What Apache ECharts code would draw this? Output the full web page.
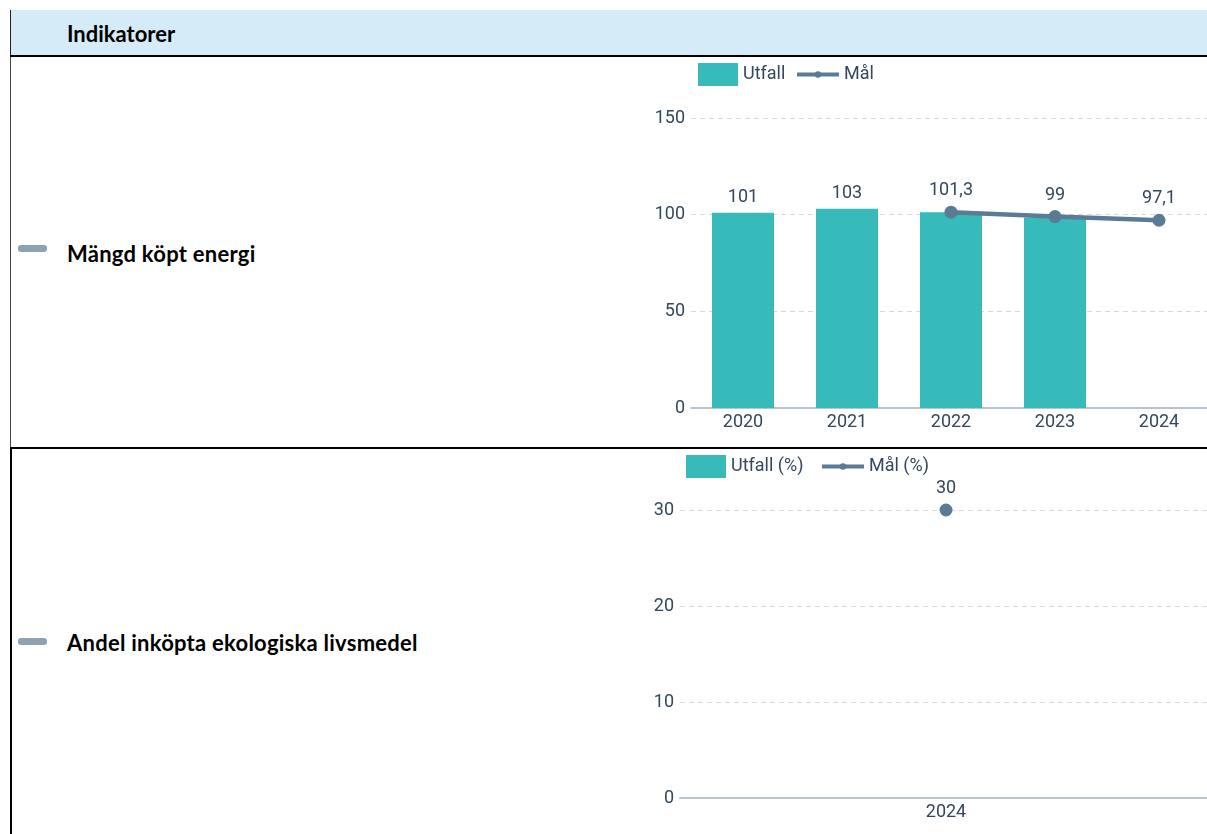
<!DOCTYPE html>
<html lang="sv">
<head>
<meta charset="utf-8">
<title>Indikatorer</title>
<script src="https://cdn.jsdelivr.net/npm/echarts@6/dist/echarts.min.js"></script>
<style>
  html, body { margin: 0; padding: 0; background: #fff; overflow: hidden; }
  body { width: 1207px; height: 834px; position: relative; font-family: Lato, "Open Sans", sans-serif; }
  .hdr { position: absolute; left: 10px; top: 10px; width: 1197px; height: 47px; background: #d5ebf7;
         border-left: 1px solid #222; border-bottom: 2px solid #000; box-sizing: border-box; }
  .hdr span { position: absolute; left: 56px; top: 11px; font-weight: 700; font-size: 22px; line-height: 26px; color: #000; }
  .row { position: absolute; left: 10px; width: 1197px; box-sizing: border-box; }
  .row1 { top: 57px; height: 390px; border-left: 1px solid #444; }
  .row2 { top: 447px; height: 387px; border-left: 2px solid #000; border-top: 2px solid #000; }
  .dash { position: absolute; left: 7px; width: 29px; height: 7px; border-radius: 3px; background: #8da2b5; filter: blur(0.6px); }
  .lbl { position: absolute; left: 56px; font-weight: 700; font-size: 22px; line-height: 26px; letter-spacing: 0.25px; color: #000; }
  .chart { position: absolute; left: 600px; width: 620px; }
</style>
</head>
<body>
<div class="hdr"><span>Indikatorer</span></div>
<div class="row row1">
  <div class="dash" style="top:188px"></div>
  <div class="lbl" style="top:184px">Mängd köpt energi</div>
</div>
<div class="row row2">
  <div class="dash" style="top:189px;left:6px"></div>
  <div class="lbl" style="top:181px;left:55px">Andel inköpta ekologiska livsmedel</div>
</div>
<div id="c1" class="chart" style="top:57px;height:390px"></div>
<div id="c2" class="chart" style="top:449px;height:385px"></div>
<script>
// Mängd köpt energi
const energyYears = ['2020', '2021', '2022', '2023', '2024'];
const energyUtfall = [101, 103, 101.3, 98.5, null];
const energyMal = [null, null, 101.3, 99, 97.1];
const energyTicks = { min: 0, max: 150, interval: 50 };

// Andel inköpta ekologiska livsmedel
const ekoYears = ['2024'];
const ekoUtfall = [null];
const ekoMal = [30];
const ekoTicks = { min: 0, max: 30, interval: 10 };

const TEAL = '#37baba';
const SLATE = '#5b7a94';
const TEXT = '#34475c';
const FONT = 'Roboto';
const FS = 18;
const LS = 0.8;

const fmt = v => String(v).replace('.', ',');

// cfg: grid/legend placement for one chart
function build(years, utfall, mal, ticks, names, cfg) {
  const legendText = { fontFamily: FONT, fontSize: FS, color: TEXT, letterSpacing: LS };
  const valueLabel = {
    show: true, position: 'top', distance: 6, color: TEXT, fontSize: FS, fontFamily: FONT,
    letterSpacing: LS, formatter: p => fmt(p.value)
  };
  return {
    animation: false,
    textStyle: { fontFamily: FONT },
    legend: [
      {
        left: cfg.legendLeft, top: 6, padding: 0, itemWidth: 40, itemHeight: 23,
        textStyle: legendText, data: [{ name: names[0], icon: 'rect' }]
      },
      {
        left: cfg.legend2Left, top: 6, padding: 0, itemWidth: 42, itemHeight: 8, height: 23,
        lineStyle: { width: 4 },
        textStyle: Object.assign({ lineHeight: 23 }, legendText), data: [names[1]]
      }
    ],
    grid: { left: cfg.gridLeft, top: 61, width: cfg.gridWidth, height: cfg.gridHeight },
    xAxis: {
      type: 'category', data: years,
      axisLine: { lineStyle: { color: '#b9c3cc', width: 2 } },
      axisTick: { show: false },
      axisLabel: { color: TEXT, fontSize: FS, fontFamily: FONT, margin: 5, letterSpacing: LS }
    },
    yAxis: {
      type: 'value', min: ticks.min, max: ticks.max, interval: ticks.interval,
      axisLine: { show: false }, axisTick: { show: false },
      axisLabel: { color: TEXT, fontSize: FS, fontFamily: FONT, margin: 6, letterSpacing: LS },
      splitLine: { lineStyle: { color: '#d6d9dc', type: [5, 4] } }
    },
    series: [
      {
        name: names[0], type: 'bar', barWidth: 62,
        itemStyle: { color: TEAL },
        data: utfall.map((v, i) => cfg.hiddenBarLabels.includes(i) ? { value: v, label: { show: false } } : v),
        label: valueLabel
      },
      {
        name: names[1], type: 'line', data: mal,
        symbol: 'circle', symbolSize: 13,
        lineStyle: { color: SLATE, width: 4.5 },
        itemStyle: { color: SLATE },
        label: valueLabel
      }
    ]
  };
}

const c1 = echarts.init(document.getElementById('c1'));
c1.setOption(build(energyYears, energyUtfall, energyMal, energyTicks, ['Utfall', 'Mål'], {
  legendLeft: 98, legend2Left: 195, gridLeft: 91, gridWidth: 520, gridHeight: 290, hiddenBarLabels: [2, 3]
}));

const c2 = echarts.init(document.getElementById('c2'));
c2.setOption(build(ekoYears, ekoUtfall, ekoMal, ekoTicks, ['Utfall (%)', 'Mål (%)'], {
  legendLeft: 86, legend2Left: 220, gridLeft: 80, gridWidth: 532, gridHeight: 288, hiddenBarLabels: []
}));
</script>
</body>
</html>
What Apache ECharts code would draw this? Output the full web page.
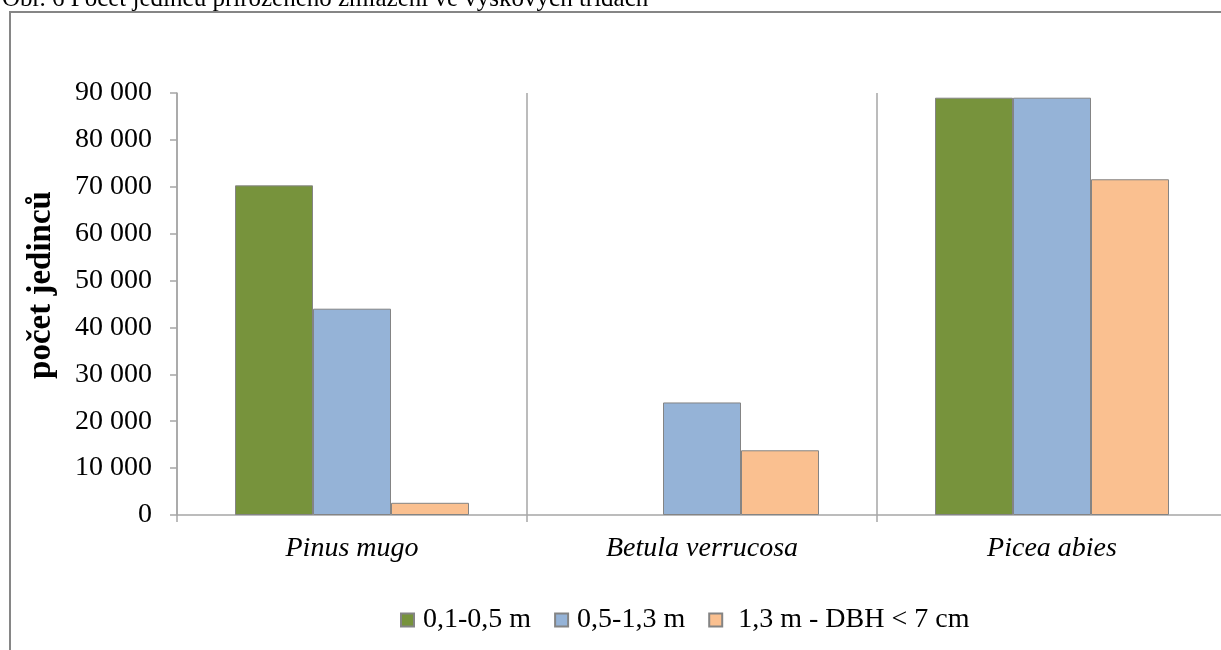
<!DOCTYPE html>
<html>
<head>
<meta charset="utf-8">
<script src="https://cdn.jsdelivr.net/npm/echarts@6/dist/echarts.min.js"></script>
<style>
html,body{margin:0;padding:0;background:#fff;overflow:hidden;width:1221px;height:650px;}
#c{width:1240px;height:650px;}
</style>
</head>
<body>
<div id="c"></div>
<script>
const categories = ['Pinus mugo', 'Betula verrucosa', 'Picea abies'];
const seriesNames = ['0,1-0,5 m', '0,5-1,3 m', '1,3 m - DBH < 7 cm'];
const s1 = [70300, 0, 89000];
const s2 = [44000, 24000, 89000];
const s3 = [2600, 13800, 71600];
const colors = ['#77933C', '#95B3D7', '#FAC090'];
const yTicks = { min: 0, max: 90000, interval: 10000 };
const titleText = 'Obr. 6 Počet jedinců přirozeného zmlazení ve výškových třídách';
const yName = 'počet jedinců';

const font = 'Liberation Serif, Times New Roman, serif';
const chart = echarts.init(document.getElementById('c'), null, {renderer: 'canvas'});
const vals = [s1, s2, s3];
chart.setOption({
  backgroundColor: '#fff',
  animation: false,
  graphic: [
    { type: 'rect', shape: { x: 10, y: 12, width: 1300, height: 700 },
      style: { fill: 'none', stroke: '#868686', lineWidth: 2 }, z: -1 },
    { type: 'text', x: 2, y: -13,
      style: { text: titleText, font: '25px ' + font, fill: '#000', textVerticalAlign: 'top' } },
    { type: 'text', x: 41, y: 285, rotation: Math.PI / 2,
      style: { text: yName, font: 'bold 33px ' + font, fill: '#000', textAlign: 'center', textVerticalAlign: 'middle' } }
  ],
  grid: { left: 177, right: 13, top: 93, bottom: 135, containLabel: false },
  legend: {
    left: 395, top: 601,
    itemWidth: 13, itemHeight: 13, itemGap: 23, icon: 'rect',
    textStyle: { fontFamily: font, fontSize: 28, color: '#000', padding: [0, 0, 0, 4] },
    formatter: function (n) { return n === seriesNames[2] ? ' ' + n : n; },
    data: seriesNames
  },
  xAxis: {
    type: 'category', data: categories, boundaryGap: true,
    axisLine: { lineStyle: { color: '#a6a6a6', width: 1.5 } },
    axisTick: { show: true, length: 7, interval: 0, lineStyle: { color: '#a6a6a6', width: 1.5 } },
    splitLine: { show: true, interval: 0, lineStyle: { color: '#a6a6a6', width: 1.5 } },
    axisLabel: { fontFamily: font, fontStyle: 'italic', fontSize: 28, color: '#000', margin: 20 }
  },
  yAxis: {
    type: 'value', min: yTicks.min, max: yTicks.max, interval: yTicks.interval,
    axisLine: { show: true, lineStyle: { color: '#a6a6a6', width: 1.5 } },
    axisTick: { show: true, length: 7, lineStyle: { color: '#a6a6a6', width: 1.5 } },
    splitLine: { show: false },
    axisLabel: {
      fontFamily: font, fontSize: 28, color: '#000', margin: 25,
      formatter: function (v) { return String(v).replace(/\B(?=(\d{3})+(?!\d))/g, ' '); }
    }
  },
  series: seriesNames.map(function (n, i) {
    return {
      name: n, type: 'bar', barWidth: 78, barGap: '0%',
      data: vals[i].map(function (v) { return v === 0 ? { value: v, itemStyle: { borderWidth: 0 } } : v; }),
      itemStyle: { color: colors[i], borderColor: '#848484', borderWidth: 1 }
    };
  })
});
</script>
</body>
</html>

▬▬▬

Task prompt ::
Above are the records; repeat their lines from the first through the line containing "150, interval: 50", and leave out each picture.

Final answer ::
What Apache ECharts code would draw this? Output the full web page.
<!DOCTYPE html>
<html lang="sv">
<head>
<meta charset="utf-8">
<title>Indikatorer</title>
<script src="https://cdn.jsdelivr.net/npm/echarts@6/dist/echarts.min.js"></script>
<style>
  html, body { margin: 0; padding: 0; background: #fff; overflow: hidden; }
  body { width: 1207px; height: 834px; position: relative; font-family: Lato, "Open Sans", sans-serif; }
  .hdr { position: absolute; left: 10px; top: 10px; width: 1197px; height: 47px; background: #d5ebf7;
         border-left: 1px solid #222; border-bottom: 2px solid #000; box-sizing: border-box; }
  .hdr span { position: absolute; left: 56px; top: 11px; font-weight: 700; font-size: 22px; line-height: 26px; color: #000; }
  .row { position: absolute; left: 10px; width: 1197px; box-sizing: border-box; }
  .row1 { top: 57px; height: 390px; border-left: 1px solid #444; }
  .row2 { top: 447px; height: 387px; border-left: 2px solid #000; border-top: 2px solid #000; }
  .dash { position: absolute; left: 7px; width: 29px; height: 7px; border-radius: 3px; background: #8da2b5; filter: blur(0.6px); }
  .lbl { position: absolute; left: 56px; font-weight: 700; font-size: 22px; line-height: 26px; letter-spacing: 0.25px; color: #000; }
  .chart { position: absolute; left: 600px; width: 620px; }
</style>
</head>
<body>
<div class="hdr"><span>Indikatorer</span></div>
<div class="row row1">
  <div class="dash" style="top:188px"></div>
  <div class="lbl" style="top:184px">Mängd köpt energi</div>
</div>
<div class="row row2">
  <div class="dash" style="top:189px;left:6px"></div>
  <div class="lbl" style="top:181px;left:55px">Andel inköpta ekologiska livsmedel</div>
</div>
<div id="c1" class="chart" style="top:57px;height:390px"></div>
<div id="c2" class="chart" style="top:449px;height:385px"></div>
<script>
// Mängd köpt energi
const energyYears = ['2020', '2021', '2022', '2023', '2024'];
const energyUtfall = [101, 103, 101.3, 98.5, null];
const energyMal = [null, null, 101.3, 99, 97.1];
const energyTicks = { min: 0, max: 150, interval: 50 };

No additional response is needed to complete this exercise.